- Available data -
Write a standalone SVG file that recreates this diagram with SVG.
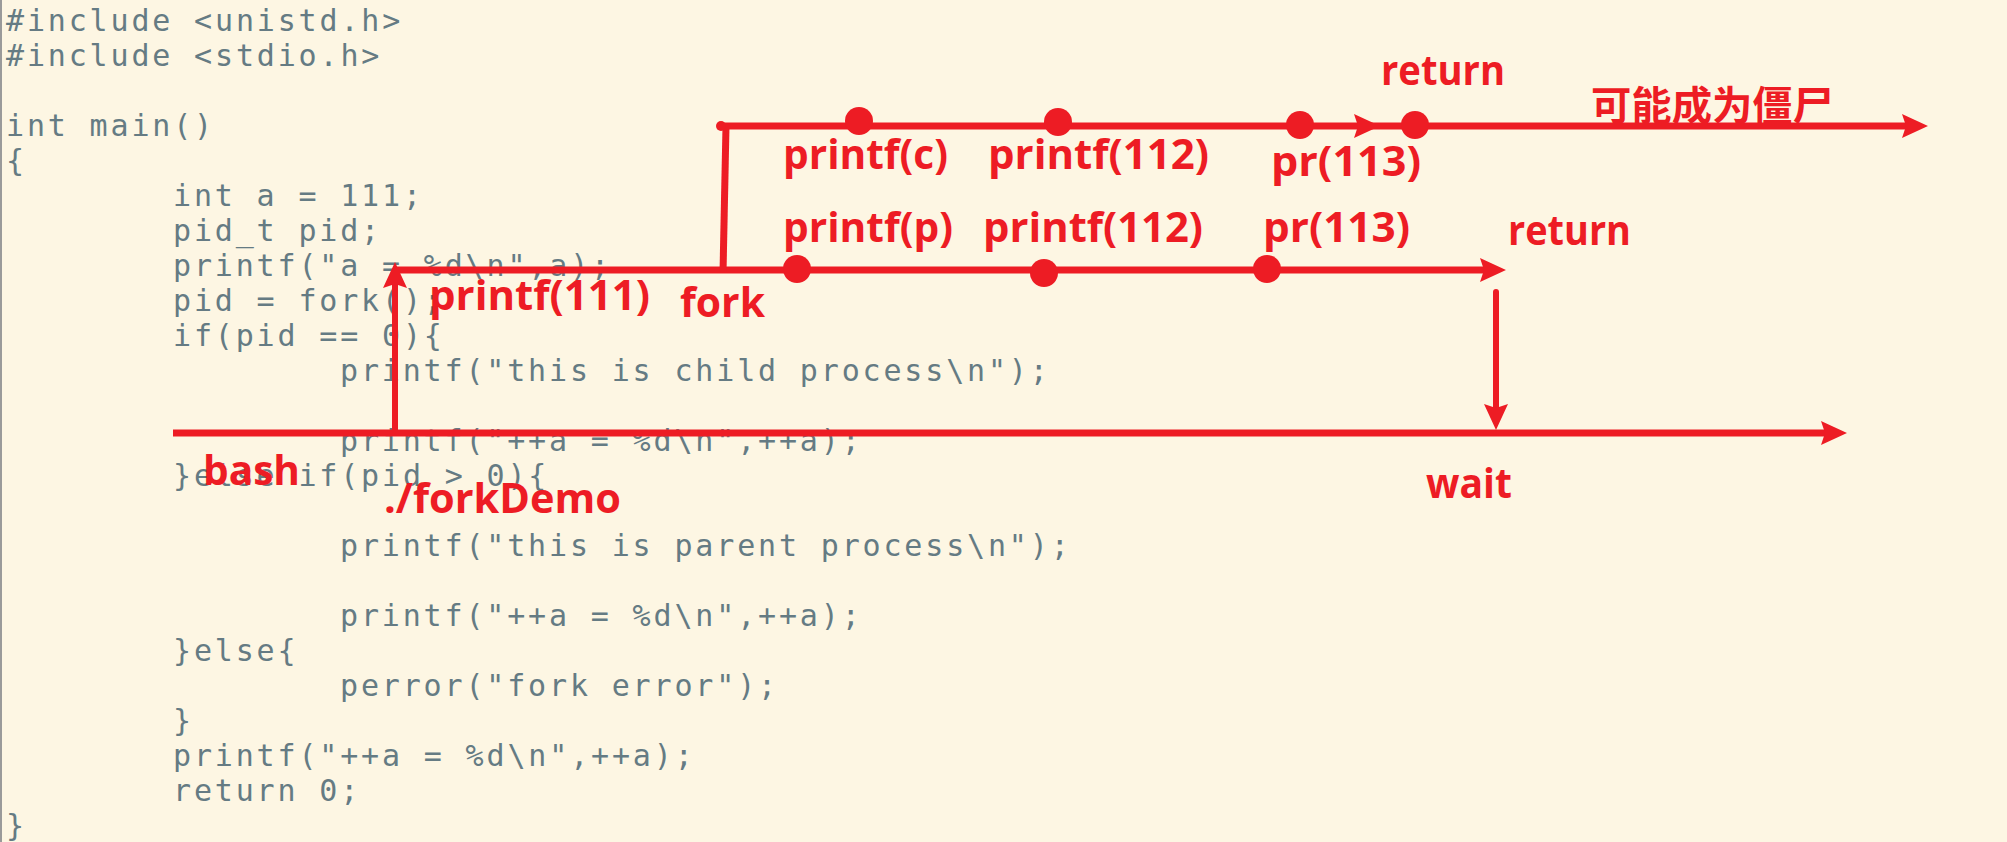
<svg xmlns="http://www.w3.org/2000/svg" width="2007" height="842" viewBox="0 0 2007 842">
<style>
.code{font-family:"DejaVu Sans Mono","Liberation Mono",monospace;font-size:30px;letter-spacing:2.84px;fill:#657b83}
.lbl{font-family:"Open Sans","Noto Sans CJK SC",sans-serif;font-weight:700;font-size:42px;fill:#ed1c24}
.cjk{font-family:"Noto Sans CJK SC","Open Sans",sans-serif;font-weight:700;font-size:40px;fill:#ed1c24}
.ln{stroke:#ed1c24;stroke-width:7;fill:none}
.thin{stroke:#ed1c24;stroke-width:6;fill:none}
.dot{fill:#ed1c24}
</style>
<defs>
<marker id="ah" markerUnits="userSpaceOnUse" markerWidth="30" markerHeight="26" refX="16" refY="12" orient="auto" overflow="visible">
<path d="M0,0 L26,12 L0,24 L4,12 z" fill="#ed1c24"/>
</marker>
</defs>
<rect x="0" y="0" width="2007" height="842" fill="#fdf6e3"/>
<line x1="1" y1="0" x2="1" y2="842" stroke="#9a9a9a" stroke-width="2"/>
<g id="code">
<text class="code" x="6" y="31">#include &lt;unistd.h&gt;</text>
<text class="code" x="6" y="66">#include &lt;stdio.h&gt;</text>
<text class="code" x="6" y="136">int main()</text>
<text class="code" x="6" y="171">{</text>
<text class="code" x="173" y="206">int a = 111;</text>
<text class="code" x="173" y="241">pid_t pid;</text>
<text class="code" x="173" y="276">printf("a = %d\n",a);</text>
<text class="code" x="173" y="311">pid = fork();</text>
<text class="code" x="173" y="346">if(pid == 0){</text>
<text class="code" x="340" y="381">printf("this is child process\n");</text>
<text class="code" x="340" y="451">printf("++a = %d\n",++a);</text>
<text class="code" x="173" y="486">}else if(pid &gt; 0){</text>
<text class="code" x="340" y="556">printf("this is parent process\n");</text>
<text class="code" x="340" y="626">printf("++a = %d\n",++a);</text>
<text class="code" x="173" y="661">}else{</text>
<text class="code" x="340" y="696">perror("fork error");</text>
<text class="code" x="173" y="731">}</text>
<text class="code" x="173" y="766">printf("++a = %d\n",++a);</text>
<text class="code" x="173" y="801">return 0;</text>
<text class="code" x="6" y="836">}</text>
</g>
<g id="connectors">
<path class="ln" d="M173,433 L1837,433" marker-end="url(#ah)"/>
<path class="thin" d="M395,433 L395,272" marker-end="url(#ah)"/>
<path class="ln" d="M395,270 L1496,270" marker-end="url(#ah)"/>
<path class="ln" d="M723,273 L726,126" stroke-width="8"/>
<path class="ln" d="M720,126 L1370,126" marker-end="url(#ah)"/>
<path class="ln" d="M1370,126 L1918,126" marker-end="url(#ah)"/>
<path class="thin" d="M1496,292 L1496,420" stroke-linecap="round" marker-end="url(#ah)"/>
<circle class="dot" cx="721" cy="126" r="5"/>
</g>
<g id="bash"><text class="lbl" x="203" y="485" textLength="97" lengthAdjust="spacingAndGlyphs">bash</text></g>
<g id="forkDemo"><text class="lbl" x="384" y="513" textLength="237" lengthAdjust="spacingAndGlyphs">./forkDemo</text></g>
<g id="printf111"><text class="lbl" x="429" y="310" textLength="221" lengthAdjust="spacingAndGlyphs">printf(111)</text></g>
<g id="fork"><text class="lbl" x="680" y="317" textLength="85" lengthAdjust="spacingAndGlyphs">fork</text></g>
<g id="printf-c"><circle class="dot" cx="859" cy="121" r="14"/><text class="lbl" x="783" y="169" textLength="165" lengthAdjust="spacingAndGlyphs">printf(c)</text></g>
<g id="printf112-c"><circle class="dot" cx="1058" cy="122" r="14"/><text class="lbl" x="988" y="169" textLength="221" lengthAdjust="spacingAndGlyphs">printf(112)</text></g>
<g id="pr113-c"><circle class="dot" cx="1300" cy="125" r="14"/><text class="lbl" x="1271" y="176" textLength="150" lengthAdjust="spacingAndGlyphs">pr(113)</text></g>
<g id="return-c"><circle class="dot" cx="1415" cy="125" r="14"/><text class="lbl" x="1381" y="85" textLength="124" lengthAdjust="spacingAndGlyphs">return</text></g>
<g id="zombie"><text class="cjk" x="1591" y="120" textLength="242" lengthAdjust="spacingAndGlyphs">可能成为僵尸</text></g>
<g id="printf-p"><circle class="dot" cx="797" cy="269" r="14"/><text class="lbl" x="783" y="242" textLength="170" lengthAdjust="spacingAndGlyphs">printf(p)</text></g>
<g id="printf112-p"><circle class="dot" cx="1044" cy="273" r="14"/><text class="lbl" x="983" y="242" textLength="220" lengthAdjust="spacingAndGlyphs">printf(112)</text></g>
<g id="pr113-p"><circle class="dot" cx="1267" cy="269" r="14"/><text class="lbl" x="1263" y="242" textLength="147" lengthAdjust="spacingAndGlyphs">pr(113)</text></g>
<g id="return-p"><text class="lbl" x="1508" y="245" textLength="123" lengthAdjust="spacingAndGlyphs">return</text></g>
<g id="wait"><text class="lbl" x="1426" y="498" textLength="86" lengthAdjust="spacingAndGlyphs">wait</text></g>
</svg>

- Task statement -
Copy out every line of the material above exactly, skipping the pictures.

- Solution for this problem -
Write a standalone SVG file that recreates this diagram with SVG.
<svg xmlns="http://www.w3.org/2000/svg" width="2007" height="842" viewBox="0 0 2007 842">
<style>
.code{font-family:"DejaVu Sans Mono","Liberation Mono",monospace;font-size:30px;letter-spacing:2.84px;fill:#657b83}
.lbl{font-family:"Open Sans","Noto Sans CJK SC",sans-serif;font-weight:700;font-size:42px;fill:#ed1c24}
.cjk{font-family:"Noto Sans CJK SC","Open Sans",sans-serif;font-weight:700;font-size:40px;fill:#ed1c24}
.ln{stroke:#ed1c24;stroke-width:7;fill:none}
.thin{stroke:#ed1c24;stroke-width:6;fill:none}
.dot{fill:#ed1c24}
</style>
<defs>
<marker id="ah" markerUnits="userSpaceOnUse" markerWidth="30" markerHeight="26" refX="16" refY="12" orient="auto" overflow="visible">
<path d="M0,0 L26,12 L0,24 L4,12 z" fill="#ed1c24"/>
</marker>
</defs>
<rect x="0" y="0" width="2007" height="842" fill="#fdf6e3"/>
<line x1="1" y1="0" x2="1" y2="842" stroke="#9a9a9a" stroke-width="2"/>
<g id="code">
<text class="code" x="6" y="31">#include &lt;unistd.h&gt;</text>
<text class="code" x="6" y="66">#include &lt;stdio.h&gt;</text>
<text class="code" x="6" y="136">int main()</text>
<text class="code" x="6" y="171">{</text>
<text class="code" x="173" y="206">int a = 111;</text>
<text class="code" x="173" y="241">pid_t pid;</text>
<text class="code" x="173" y="276">printf("a = %d\n",a);</text>
<text class="code" x="173" y="311">pid = fork();</text>
<text class="code" x="173" y="346">if(pid == 0){</text>
<text class="code" x="340" y="381">printf("this is child process\n");</text>
<text class="code" x="340" y="451">printf("++a = %d\n",++a);</text>
<text class="code" x="173" y="486">}else if(pid &gt; 0){</text>
<text class="code" x="340" y="556">printf("this is parent process\n");</text>
<text class="code" x="340" y="626">printf("++a = %d\n",++a);</text>
<text class="code" x="173" y="661">}else{</text>
<text class="code" x="340" y="696">perror("fork error");</text>
<text class="code" x="173" y="731">}</text>
<text class="code" x="173" y="766">printf("++a = %d\n",++a);</text>
<text class="code" x="173" y="801">return 0;</text>
<text class="code" x="6" y="836">}</text>
</g>
<g id="connectors">
<path class="ln" d="M173,433 L1837,433" marker-end="url(#ah)"/>
<path class="thin" d="M395,433 L395,272" marker-end="url(#ah)"/>
<path class="ln" d="M395,270 L1496,270" marker-end="url(#ah)"/>
<path class="ln" d="M723,273 L726,126" stroke-width="8"/>
<path class="ln" d="M720,126 L1370,126" marker-end="url(#ah)"/>
<path class="ln" d="M1370,126 L1918,126" marker-end="url(#ah)"/>
<path class="thin" d="M1496,292 L1496,420" stroke-linecap="round" marker-end="url(#ah)"/>
<circle class="dot" cx="721" cy="126" r="5"/>
</g>
<g id="bash"><text class="lbl" x="203" y="485" textLength="97" lengthAdjust="spacingAndGlyphs">bash</text></g>
<g id="forkDemo"><text class="lbl" x="384" y="513" textLength="237" lengthAdjust="spacingAndGlyphs">./forkDemo</text></g>
<g id="printf111"><text class="lbl" x="429" y="310" textLength="221" lengthAdjust="spacingAndGlyphs">printf(111)</text></g>
<g id="fork"><text class="lbl" x="680" y="317" textLength="85" lengthAdjust="spacingAndGlyphs">fork</text></g>
<g id="printf-c"><circle class="dot" cx="859" cy="121" r="14"/><text class="lbl" x="783" y="169" textLength="165" lengthAdjust="spacingAndGlyphs">printf(c)</text></g>
<g id="printf112-c"><circle class="dot" cx="1058" cy="122" r="14"/><text class="lbl" x="988" y="169" textLength="221" lengthAdjust="spacingAndGlyphs">printf(112)</text></g>
<g id="pr113-c"><circle class="dot" cx="1300" cy="125" r="14"/><text class="lbl" x="1271" y="176" textLength="150" lengthAdjust="spacingAndGlyphs">pr(113)</text></g>
<g id="return-c"><circle class="dot" cx="1415" cy="125" r="14"/><text class="lbl" x="1381" y="85" textLength="124" lengthAdjust="spacingAndGlyphs">return</text></g>
<g id="zombie"><text class="cjk" x="1591" y="120" textLength="242" lengthAdjust="spacingAndGlyphs">可能成为僵尸</text></g>
<g id="printf-p"><circle class="dot" cx="797" cy="269" r="14"/><text class="lbl" x="783" y="242" textLength="170" lengthAdjust="spacingAndGlyphs">printf(p)</text></g>
<g id="printf112-p"><circle class="dot" cx="1044" cy="273" r="14"/><text class="lbl" x="983" y="242" textLength="220" lengthAdjust="spacingAndGlyphs">printf(112)</text></g>
<g id="pr113-p"><circle class="dot" cx="1267" cy="269" r="14"/><text class="lbl" x="1263" y="242" textLength="147" lengthAdjust="spacingAndGlyphs">pr(113)</text></g>
<g id="return-p"><text class="lbl" x="1508" y="245" textLength="123" lengthAdjust="spacingAndGlyphs">return</text></g>
<g id="wait"><text class="lbl" x="1426" y="498" textLength="86" lengthAdjust="spacingAndGlyphs">wait</text></g>
</svg>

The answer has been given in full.